States are “ranked” in many ways — best business climate, worst quality of life, most fun, etc. But most of those judgments are made by professionals — economists, pollsters, even journalists.
A unique YouGov survey took an entirely different approach.
We asked people to choose the better of two states in a series of head-to-head matchups. States are rated based on their “win percentage”, that is: how often that state won the head-to-head matchup when it was one of the two states shown.
All 50 states were shown, in addition to Washington, D.C., but territories were not included.
The rankings are from best to worst. Hawaii won the most head-to-head match-ups at 69 percent. Coming in dead last — by a significant margin — was the soon-to-be great state of New Columbia, formerly known as “Washington, D.C.,” which won only 35 percent of the match-ups.
Hawaii, which is well-known for its beautiful beaches and warm weather, took the top spot by winning 69% of its matchups. With its scenic mountains, hiking paths, and recreational marijuana industry, Colorado took second place with 65% of matches won.
The third-ranking state was Virginia (64%), a destination for American history and ocean coastlines. Nevada, the home of Las Vegas, landed in the fourth-favorite spot (61%), with North Carolina only marginally behind it (61%).
Following the top five, Florida snagged the sixth spot with a 61% win-rate. Another retirement destination, Arizona, won 60% of its matchups to take seventh. New York — the destination for Broadway, quality food, and the city’s culture — landed in eighth place (59%). Two other destinations for warm weather and ocean coastlines landed in ninth and tenth place, respectively: Georgia (58%) and Texas (58%).
They don’t call it the “Sun Belt” for nothing.

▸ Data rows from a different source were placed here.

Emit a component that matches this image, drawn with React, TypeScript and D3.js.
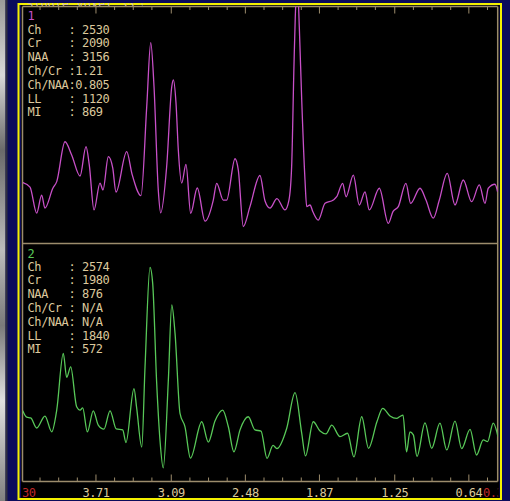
import React from "react";
import * as d3 from "d3";

// ---- data ----
const ppm1 = [4.311,4.253,4.198,4.157,4.130,4.064,4.033,3.965,3.910,3.841,3.792,3.765,3.726,3.677,3.652,3.608,3.572,3.545,3.457,3.413,3.339,3.292,3.259,3.232,3.197,3.177,3.128,3.086,3.073,3.051,3.032,3.004,2.969,2.930,2.876,2.812,2.744,2.716,2.662,2.634,2.565,2.538,2.497,2.442,2.360,2.318,2.277,2.220,2.154,2.121,2.099,2.080,2.069,2.051,2.036,2.016,1.989,1.975,1.948,1.923,1.880,1.824,1.756,1.728,1.679,1.651,1.591,1.542,1.495,1.460,1.377,1.303,1.265,1.221,1.158,1.119,1.042,0.993,0.933,0.883,0.818,0.754,0.686,0.617,0.554,0.507,0.480,0.425,0.403];
const amp1 = [25.6,23.7,12.7,20.3,14.8,23.3,26.0,42.9,37.3,28.4,40.8,33.1,14.0,25.4,22.5,36.6,31.8,21.6,38.7,29.2,20.1,57.8,84.9,66.2,22.5,12.8,32.3,66.2,69.1,59.3,39.4,25.4,33.3,12.6,23.3,9.3,18.2,25.3,18.2,18.2,35.7,30.9,7.0,15.4,28.6,17.8,14.8,18.8,14.0,18.2,32.3,74.7,95.9,109.3,91.7,60.6,26.7,15.4,16.1,13.1,9.7,16.8,18.2,19.6,25.3,19.6,28.8,16.1,21.7,14.0,23.2,8.3,13.3,15.4,25.3,16.8,23.2,18.2,10.5,18.2,29.5,16.1,26.7,17.5,24.6,16.8,23.2,24.9,21.7];

const ppm2 = [4.313,4.280,4.247,4.198,4.130,4.074,4.033,3.979,3.951,3.918,3.869,3.841,3.819,3.781,3.732,3.691,3.644,3.594,3.543,3.490,3.463,3.397,3.375,3.333,3.306,3.265,3.243,3.210,3.183,3.156,3.114,3.086,3.059,3.018,2.977,2.932,2.839,2.785,2.730,2.667,2.620,2.574,2.524,2.456,2.401,2.351,2.302,2.252,2.220,2.140,2.071,2.016,1.985,1.921,1.865,1.816,1.769,1.701,1.639,1.586,1.522,1.466,1.396,1.349,1.289,1.234,1.207,1.182,1.153,1.125,1.097,1.067,1.001,0.946,0.878,0.822,0.754,0.699,0.630,0.577,0.521,0.486,0.439,0.400];
const amp2 = [29.8,27.1,26.8,22.6,27.6,21.0,30.1,53.8,43.8,48.2,31.5,30.1,31.0,21.0,29.8,23.8,22.1,29.8,22.2,21.8,16.5,39.1,31.0,14.6,48.2,89.8,83.1,41.3,17.6,5.9,42.7,74.1,62.2,28.7,23.1,10.0,25.2,16.7,25.5,30.1,23.1,12.6,21.8,27.3,21.8,21.3,9.9,15.3,14.0,22.4,37.4,20.4,10.9,25.2,21.3,20.1,23.8,19.0,20.4,10.5,27.3,14.1,25.3,30.8,27.6,26.6,27.4,28.0,12.6,21.0,19.7,10.7,24.7,14.1,24.6,13.4,25.5,14.0,22.0,11.3,17.6,16.9,24.6,19.0];

const tickValues = [3.71, 3.09, 2.48, 1.87, 1.25, 0.64];
const tickLabels = ["3.71", "3.09", "2.48", "1.87", "1.25", "0.64"];
const edgeLabels = ["4.30", "0.33"];

const metricNames = ["Ch", "Cr", "NAA", "Ch/Cr", "Ch/NAA", "LL", "MI"];
const values1 = [" 2530", " 2090", " 3156", "1.21", "0.805", " 1120", " 869"];
const values2 = [" 2574", " 1980", " 876", " N/A", " N/A", " 1840", " 572"];
const headerText = "Single voxel  35 ms";

// ---- layout ----
const W = 510, H = 501;
const L = 22.5, R = 497.7, T = 6.5, MID = 243.5, B = 481.5;
const TAN = "#9c8c6c";
const TXT = "#dcc89c";
const MAG = "#c850c8";
const GRN = "#58c858";
const FONT = "'DejaVu Sans Mono', monospace";
const nb = (s: string) => s.replace(/ /g, "\u00A0");

export default function App() {
  const x = d3.scaleLinear().domain([4.3, 0.4]).range([24.3, 498]);
  const y1 = d3.scaleLinear().domain([0, 100]).range([243, 7]);
  const y2 = d3.scaleLinear().domain([0, 100]).range([482, 243]);

  const line1 = d3.line<number>().x((_, i) => x(ppm1[i])).y((d) => y1(d)).curve(d3.curveMonotoneX);
  const line2 = d3.line<number>().x((_, i) => x(ppm2[i])).y((d) => y2(d)).curve(d3.curveMonotoneX);

  const step = (tickValues[0] - tickValues[tickValues.length - 1]) / (tickValues.length - 1) / 4;
  const minor: number[] = [];
  for (let i = 1; i <= 3; i++) minor.push(tickValues[0] + step * i);
  for (let k = 0; k < tickValues.length - 1; k++)
    for (let i = 1; i <= 3; i++) minor.push(tickValues[k] - step * i);
  minor.push(tickValues[tickValues.length - 1] - step);

  const info = (num: string, col: string, vals: string[], y0: number, yFirst: number) => (
    <g fontFamily={FONT} fontSize={12} letterSpacing={-0.4}>
      <text x={27.5} y={y0} fill={col}>{num}</text>
      {metricNames.map((n, i) => (
        <text key={n} x={27.5} y={yFirst + i * 13.8} fill={TXT}>
          {nb(n.padEnd(6, " ") + ":" + vals[i])}
        </text>
      ))}
    </g>
  );

  return (
    <div style={{ position: "absolute", left: 0, top: 0 }}>
      <svg width={W} height={H} style={{ display: "block" }}>
        <defs>
          <linearGradient id="strip" x1="0" y1="0" x2="0" y2="1">
            <stop offset="0" stopColor="#9a9a9a" />
            <stop offset="0.15" stopColor="#d8d8d8" />
            <stop offset="0.3" stopColor="#6a6a6a" />
            <stop offset="0.5" stopColor="#bcbcbc" />
            <stop offset="0.65" stopColor="#7a7a7a" />
            <stop offset="0.8" stopColor="#e0e0e0" />
            <stop offset="1" stopColor="#808080" />
          </linearGradient>
          <clipPath id="c1"><rect x={L} y={T} width={R - L} height={MID - T} /></clipPath>
          <clipPath id="c2"><rect x={L} y={MID} width={R - L} height={B - MID} /></clipPath>
          <clipPath id="cax"><rect x={L} y={B} width={R - L + 0.5} height={18} /></clipPath>
          <clipPath id="chead"><rect x={L} y={3} width={120} height={4} /></clipPath>
        </defs>
        <rect x={0} y={0} width={W} height={H} fill="#0b0b5c" />
        <rect x={0} y={0} width={5.5} height={H} fill="url(#strip)" />
        <rect x={5.5} y={0} width={2} height={H} fill="#303040" />
        <rect x={21} y={5} width={478.5} height={493} fill="#000" />
        <rect x={18.5} y={4} width={482.5} height={495} fill="none" stroke="#f4f000" strokeWidth={2} />

        <g clipPath="url(#chead)">
          <text x={26} y={7.5} fill={TXT} fontFamily={FONT} fontSize={12}>{headerText}</text>
        </g>

        {/* frame lines */}
        <g stroke={TAN} strokeWidth={1.5} fill="none">
          <line x1={L} x2={L} y1={T} y2={B} />
          <line x1={R} x2={R} y1={T} y2={B} />
          <line x1={L} x2={R} y1={T} y2={T} />
          <line x1={L} x2={R} y1={MID} y2={MID} />
          <line x1={L} x2={R} y1={B} y2={B} />
        </g>

        {/* ticks */}
        <g stroke={TAN} strokeWidth={1}>
          {tickValues.map((t) => (
            <g key={"M" + t}>
              <line x1={x(t)} x2={x(t)} y1={B} y2={B - 7} />
              <line x1={x(t)} x2={x(t)} y1={T} y2={T + 7} />
            </g>
          ))}
          {minor.map((t) => (
            <g key={"m" + t}>
              <line x1={x(t)} x2={x(t)} y1={B} y2={B - 4} />
              <line x1={x(t)} x2={x(t)} y1={T} y2={T + 3.5} />
            </g>
          ))}
        </g>

        {/* spectra */}
        <path d={line1(amp1) || ""} fill="none" stroke={MAG} strokeWidth={1.3} clipPath="url(#c1)" />
        <path d={line2(amp2) || ""} fill="none" stroke={GRN} strokeWidth={1.3} clipPath="url(#c2)" />

        {info("1", MAG, values1, 20, 33.5)}
        {info("2", GRN, values2, 258, 270.5)}

        {/* axis labels */}
        <g fontFamily={FONT} fontSize={12} letterSpacing={-0.5}>
          {tickValues.map((t, i) => (
            <text key={t} x={x(t)} y={497} textAnchor="middle" fill={TXT}>{tickLabels[i]}</text>
          ))}
          <g clipPath="url(#cax)" fill="#c02828">
            <text x={35.5} y={497} textAnchor="end">{edgeLabels[0]}</text>
            <text x={483} y={497} textAnchor="start">{edgeLabels[1]}</text>
          </g>
        </g>
      </svg>
    </div>
  );
}
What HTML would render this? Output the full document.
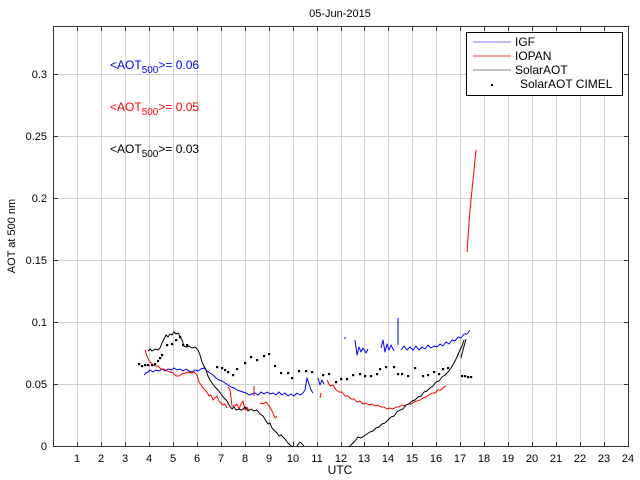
<!DOCTYPE html>
<html><head><meta charset="utf-8"><style>
body{margin:0;background:#fff}
svg{display:block;font-family:"Liberation Sans",sans-serif}
</style></head><body>
<svg width="640" height="480" viewBox="0 0 640 480" xmlns="http://www.w3.org/2000/svg">
<rect width="640" height="480" fill="#fff"/>
<g stroke="#d0d0d0" stroke-width="1">
<path d="M77.5 27V446M101.5 27V446M125.5 27V446M149.5 27V446M173.5 27V446M197.5 27V446M221.5 27V446M245.5 27V446M269.5 27V446M293.5 27V446M317.5 27V446M341.5 27V446M364.5 27V446M388.5 27V446M412.5 27V446M436.5 27V446M460.5 27V446M484.5 27V446M508.5 27V446M532.5 27V446M556.5 27V446M580.5 27V446M604.5 27V446"/>
<path d="M54 384.5H628M54 322.5H628M54 260.5H628M54 198.5H628M54 136.5H628M54 74.5H628"/>
</g>
<rect x="53.5" y="26.5" width="575" height="420" fill="none" stroke="#333" stroke-width="1"/>
<g stroke="#333" stroke-width="1">
<path d="M77.5 446V442M101.5 446V442M125.5 446V442M149.5 446V442M173.5 446V442M197.5 446V442M221.5 446V442M245.5 446V442M269.5 446V442M293.5 446V442M317.5 446V442M341.5 446V442M364.5 446V442M388.5 446V442M412.5 446V442M436.5 446V442M460.5 446V442M484.5 446V442M508.5 446V442M532.5 446V442M556.5 446V442M580.5 446V442M604.5 446V442"/>
<path d="M77.5 27V31M101.5 27V31M125.5 27V31M149.5 27V31M173.5 27V31M197.5 27V31M221.5 27V31M245.5 27V31M269.5 27V31M293.5 27V31M317.5 27V31M341.5 27V31M364.5 27V31M388.5 27V31M412.5 27V31M436.5 27V31M460.5 27V31M484.5 27V31M508.5 27V31M532.5 27V31M556.5 27V31M580.5 27V31M604.5 27V31"/>
<path d="M54 384.5H58M54 322.5H58M54 260.5H58M54 198.5H58M54 136.5H58M54 74.5H58M624 384.5H628M624 322.5H628M624 260.5H628M624 198.5H628M624 136.5H628M624 74.5H628"/>
</g>
<g font-size="11" text-anchor="middle">
<text x="77" y="462">1</text><text x="101" y="462">2</text><text x="125" y="462">3</text><text x="149" y="462">4</text><text x="173" y="462">5</text><text x="197" y="462">6</text><text x="221" y="462">7</text><text x="245" y="462">8</text><text x="269" y="462">9</text><text x="293" y="462">10</text><text x="317" y="462">11</text><text x="341" y="462">12</text><text x="364" y="462">13</text><text x="388" y="462">14</text><text x="412" y="462">15</text><text x="436" y="462">16</text><text x="460" y="462">17</text><text x="484" y="462">18</text><text x="508" y="462">19</text><text x="532" y="462">20</text><text x="556" y="462">21</text><text x="580" y="462">22</text><text x="604" y="462">23</text><text x="628" y="462">24</text>
</g>
<g font-size="11" text-anchor="end">
<text x="47" y="450">0</text><text x="47" y="388">0.05</text><text x="47" y="326">0.1</text><text x="47" y="264">0.15</text><text x="47" y="202">0.2</text><text x="47" y="140">0.25</text><text x="47" y="78">0.3</text>
</g>
<text x="340" y="17" font-size="11" text-anchor="middle">05-Jun-2015</text>
<text x="340" y="474" font-size="12" text-anchor="middle">UTC</text>
<text transform="translate(15,236) rotate(-90)" font-size="11" text-anchor="middle">AOT at 500 nm</text>
<text x="110" y="69" font-size="12" fill="#0000ff">&lt;AOT<tspan font-size="10" dy="4">500</tspan><tspan dy="-4">&gt;= 0.06</tspan></text>
<text x="110" y="111" font-size="12" fill="#ff0000">&lt;AOT<tspan font-size="10" dy="4">500</tspan><tspan dy="-4">&gt;= 0.05</tspan></text>
<text x="110" y="153" font-size="12" fill="#000">&lt;AOT<tspan font-size="10" dy="4">500</tspan><tspan dy="-4">&gt;= 0.03</tspan></text>
<g fill="none" stroke-width="1" stroke-linejoin="round">
<g stroke="#0000ff">
<polyline points="144,375 146,373 148,372 150,370 153,372 156,370 159,371 162,369 165,371 168,369 171,370 174,368 177,370 180,369 183,371 186,369 189,371 192,372 195,370 198,371 201,369 204,368 207,371 210,373 213,375 216,378 219,380 222,381 225,383 228,385 231,387 234,388 237,390 240,391 243,392 246,393 249,395 252,394 255,393 258,395 261,392 264,394 267,392 270,394 273,393 276,395 279,392 282,395 285,393 288,396 291,394 294,396 297,393 300,395 303,393 305,390 307,378 309,384 311,390 313,393"/>
<polyline points="318,378 320,385 322,380 324,384"/>
<polyline points="345,337 345,339"/>
<polyline points="355,340 357,355 359,347 361,352 363,348 366,353 368,349"/>
<polyline points="381,348 383,340 385,352 387,344 389,350 391,345 394,351"/>
<polyline points="398,318 398,345"/>
<polyline points="401,350 404,346 407,350 410,347 413,350 416,346 419,350 422,347 425,349 428,345 431,348 434,346 437,347 440,344 443,346 446,342 449,344 452,340 455,341 458,337 461,338 464,334 467,334 470,330"/>
</g>
<g stroke="#ff0000">
<polyline points="145,350 147,356 149,361 152,364 155,366 158,366 161,369 164,369 167,371 170,372 173,373 176,376 179,376 182,374 185,373 188,372 191,373 194,372 197,375 199,382 201,385 203,388 205,390 207,392 209,396 211,395 213,400 215,398 217,396 219,401 221,403 223,405 225,404 227,408"/>
<polyline points="228,387 230,390 232,406 235,406 237,404 239,409 241,404 243,401 245,410 247,407 249,411"/>
<polyline points="254,386 254,396"/>
<polyline points="260,403 263,404 266,402 269,406 271,409 273,413 275,418 277,416"/>
<polyline points="321,393 320,398"/>
<polyline points="327,380 330,386 333,385 336,390 339,392 342,392 345,396 348,396 351,399 354,399 357,402 360,401 363,404 366,403 369,405 372,404 375,406 378,405 381,407 384,407 387,409 390,408 393,409 396,407 399,407 402,405 405,406 408,404 411,404 414,402 417,401 420,400 423,398 426,397 429,395 432,393 435,393 438,390 441,390 444,387 446,386"/>
<polyline points="467,252 470,210 473,180 476,150"/>
</g>
<g stroke="#000">
<polyline points="148,351 150,349 152,351 155,349 158,350 160,348 162,343 164,339 166,335 168,337 170,334 172,335 174,332 176,334 178,333 180,336 182,340 184,346 186,347 189,346 192,348 195,347 198,350 200,355 202,362 204,366 206,370 208,376 210,380 212,383 215,387 218,390 221,394 224,398 227,401 229,405 232,409 234,407 236,410 239,409 242,410 245,407 248,411 251,409 254,411 257,410 260,414 263,416 266,421 268,424 270,423 272,428 275,431 277,433 279,436 281,435 283,437 285,439 288,443 291,446 293,447"/>
<polyline points="297,446 300,442 302,444 304,446"/>
<polyline points="349,447 352,444 355,441 358,437 361,438 364,436 367,434 370,432 373,431 376,428 379,427 382,424 385,423 388,420 391,417 394,416 397,412 400,410 403,409 406,405 409,404 412,401 415,400 418,397 421,396 424,392 427,391 430,388 433,386 436,382 439,381 442,377 445,375 448,372 451,368 454,363 457,357 460,350 462,346 464,340"/>
<polyline points="461,358 463,350 466,339"/>
</g>
</g>
<g fill="#000">
<rect x="138" y="363" width="2.2" height="2.2"/><rect x="141" y="365" width="2.2" height="2.2"/><rect x="144" y="364" width="2.2" height="2.2"/><rect x="147" y="364" width="2.2" height="2.2"/><rect x="151" y="364" width="2.2" height="2.2"/><rect x="154" y="363" width="2.2" height="2.2"/><rect x="157" y="360" width="2.2" height="2.2"/><rect x="159" y="357" width="2.2" height="2.2"/><rect x="161" y="354" width="2.2" height="2.2"/><rect x="166" y="344" width="2.2" height="2.2"/><rect x="171" y="343" width="2.2" height="2.2"/><rect x="175" y="339" width="2.2" height="2.2"/><rect x="179" y="336" width="2.2" height="2.2"/><rect x="182" y="344" width="2.2" height="2.2"/><rect x="186" y="344" width="2.2" height="2.2"/><rect x="216" y="366" width="2.2" height="2.2"/><rect x="221" y="367" width="2.2" height="2.2"/><rect x="224" y="369" width="2.2" height="2.2"/><rect x="227" y="371" width="2.2" height="2.2"/><rect x="232" y="374" width="2.2" height="2.2"/><rect x="236" y="368" width="2.2" height="2.2"/><rect x="244" y="362" width="2.2" height="2.2"/><rect x="250" y="356" width="2.2" height="2.2"/><rect x="256" y="359" width="2.2" height="2.2"/><rect x="263" y="355" width="2.2" height="2.2"/><rect x="268" y="353" width="2.2" height="2.2"/><rect x="274" y="365" width="2.2" height="2.2"/><rect x="280" y="372" width="2.2" height="2.2"/><rect x="287" y="372" width="2.2" height="2.2"/><rect x="291" y="377" width="2.2" height="2.2"/><rect x="298" y="370" width="2.2" height="2.2"/><rect x="305" y="370" width="2.2" height="2.2"/><rect x="311" y="371" width="2.2" height="2.2"/><rect x="322" y="374" width="2.2" height="2.2"/><rect x="328" y="373" width="2.2" height="2.2"/><rect x="335" y="381" width="2.2" height="2.2"/><rect x="340" y="378" width="2.2" height="2.2"/><rect x="346" y="378" width="2.2" height="2.2"/><rect x="352" y="374" width="2.2" height="2.2"/><rect x="359" y="373" width="2.2" height="2.2"/><rect x="364" y="375" width="2.2" height="2.2"/><rect x="370" y="375" width="2.2" height="2.2"/><rect x="376" y="373" width="2.2" height="2.2"/><rect x="379" y="368" width="2.2" height="2.2"/><rect x="385" y="366" width="2.2" height="2.2"/><rect x="393" y="366" width="2.2" height="2.2"/><rect x="397" y="373" width="2.2" height="2.2"/><rect x="401" y="373" width="2.2" height="2.2"/><rect x="407" y="375" width="2.2" height="2.2"/><rect x="414" y="367" width="2.2" height="2.2"/><rect x="422" y="375" width="2.2" height="2.2"/><rect x="427" y="374" width="2.2" height="2.2"/><rect x="433" y="371" width="2.2" height="2.2"/><rect x="438" y="373" width="2.2" height="2.2"/><rect x="442" y="368" width="2.2" height="2.2"/><rect x="447" y="367" width="2.2" height="2.2"/><rect x="461" y="375" width="2.2" height="2.2"/><rect x="464" y="375" width="2.2" height="2.2"/><rect x="467" y="376" width="2.2" height="2.2"/><rect x="470" y="376" width="2.2" height="2.2"/>
</g>
<rect x="466.5" y="32.5" width="156" height="63" fill="#fff" stroke="#000"/>
<line x1="473" y1="42" x2="511" y2="42" stroke="#aaaaff" stroke-width="1.5"/>
<line x1="473" y1="56" x2="511" y2="56" stroke="#ff8080" stroke-width="1.5"/>
<line x1="473" y1="70" x2="511" y2="70" stroke="#aaaaaa" stroke-width="1.5"/>
<rect x="491" y="84" width="2" height="2" fill="#000"/>
<g font-size="12"><text x="515" y="46">IGF</text><text x="515" y="60">IOPAN</text><text x="515" y="74">SolarAOT</text><text x="520" y="88">SolarAOT CIMEL</text></g>
</svg>
</body></html>
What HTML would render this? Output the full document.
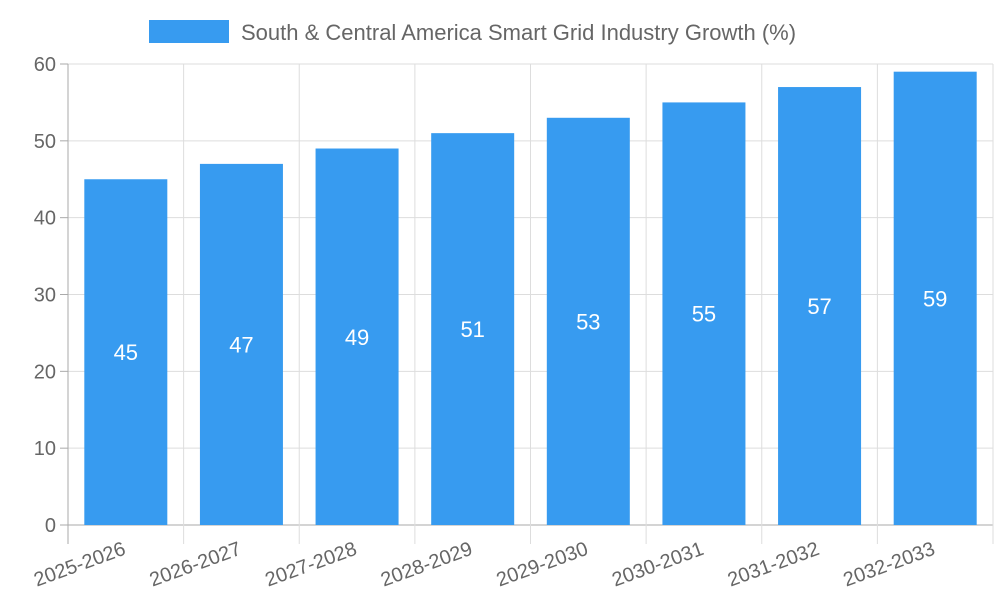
<!DOCTYPE html>
<html><head><meta charset="utf-8"><style>
html,body{margin:0;padding:0;background:#fff;}
svg{display:block;font-family:"Liberation Sans",sans-serif;}
</style></head><body>
<svg id="chart" width="1000" height="600">
<g>
<rect x="149" y="20" width="80" height="23" fill="#379bf0"></rect>
<text x="241" y="40" font-size="22" fill="#666">South &amp; Central America Smart Grid Industry Growth (%)</text>
</g>
<g id="grid"></g>
<g id="bars"></g>
<g id="axes"></g>
</svg>
<script>
const categories=["2025-2026","2026-2027","2027-2028","2028-2029","2029-2030","2030-2031","2031-2032","2032-2033"];
const values=[45,47,49,51,53,55,57,59];
const yTicks=[0,10,20,30,40,50,60];
const NS="http://www.w3.org/2000/svg";
const L=68,R=993,T=64,B=525,yMax=60;
const band=(R-L)/categories.length;
const y=v=>B-(v/yMax)*(B-T);
const xc=i=>L+band*(i+0.5);
function mk(tag,attrs,parent){const e=document.createElementNS(NS,tag);for(const k in attrs)e.setAttribute(k,attrs[k]);parent.appendChild(e);return e;}
const grid=document.getElementById('grid'),bars=document.getElementById('bars'),axes=document.getElementById('axes');
yTicks.forEach(t=>{
 const ln=mk('line',{x1:L,x2:R,y1:y(t),y2:y(t),stroke:t===0?'#aaa':'#ddd','stroke-width':1},grid);
 
 
 const tk=mk('line',{x1:L-8,x2:L,y1:y(t),y2:y(t),stroke:'#aaa'},axes);
 
 
 const tx=mk('text',{x:L-12,y:y(t)+7,'text-anchor':'end','font-size':20,fill:'#666'},axes);
 tx.textContent=t;
 
 
});
for(let i=0;i<=categories.length;i++){
 const gx=L+band*i;
 const ln=mk('line',{x1:gx,x2:gx,y1:T,y2:B+19,stroke:i===0?'#aaa':'#ddd'},grid);
 
 
}
const bw=83;
categories.forEach((c,i)=>{
 const r=mk('rect',{x:xc(i)-bw/2,y:y(values[i]),width:bw,height:B-y(values[i]),fill:'#379bf0'},bars);
 
 
 const v=mk('text',{x:xc(i),y:(y(values[i])+B)/2+8,'text-anchor':'middle','font-size':22,fill:'#fff'},bars);
 v.textContent=values[i];
 
 
 const lx=xc(i)+1,ly=554;
 const t=mk('text',{x:lx,y:ly,'text-anchor':'end','font-size':20,fill:'#666',transform:`rotate(-20 ${lx} ${ly})`},axes);
 t.textContent=c;
 
 
});
const ax=mk('line',{x1:L,x2:L,y1:T,y2:B,stroke:'#aaa'},axes);


</script>
</body></html>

Conversely, no poll would be complete without an anti-Southern bias.
The two lowest-rated states were Alabama (38%) and Mississippi (38%), which often rank low in other assessments of income and health care access. Both are Southern states, and in fact almost all the bottom ten states are situated in either the South, with Arkansas (39%) and Kentucky (42%) joining Alabama and Mississippi close to the bottom, or Midwest, including Iowa (39%), Indiana (40%), South Dakota (40%), Missouri (42%), and Kansas (42%).
There’s also an anti-Midwestern bias — or, at least, an anti-rural bias. Iowa and Indiana are beautiful states. There is something awe-inspiring when driving through Indiana, Iowa, South Dakota, and Missouri and seeing endless row upon row of corn, wheat, and soybeans. I suppose it’s boring — until you realize the extraordinary wealth on display, the dedication and hard work it takes to grow the food and raise the livestock we eat.
On the other hand, I went to school in Des Moines, where they almost literally roll up the sidewalks at midnight. Plus, you know — all those white people. No colors or hues to break the monotonous, monochromatic color scheme. There are plenty of Americans who see that as a failing.
I think for most Americans, the best place to live is home, wherever that is.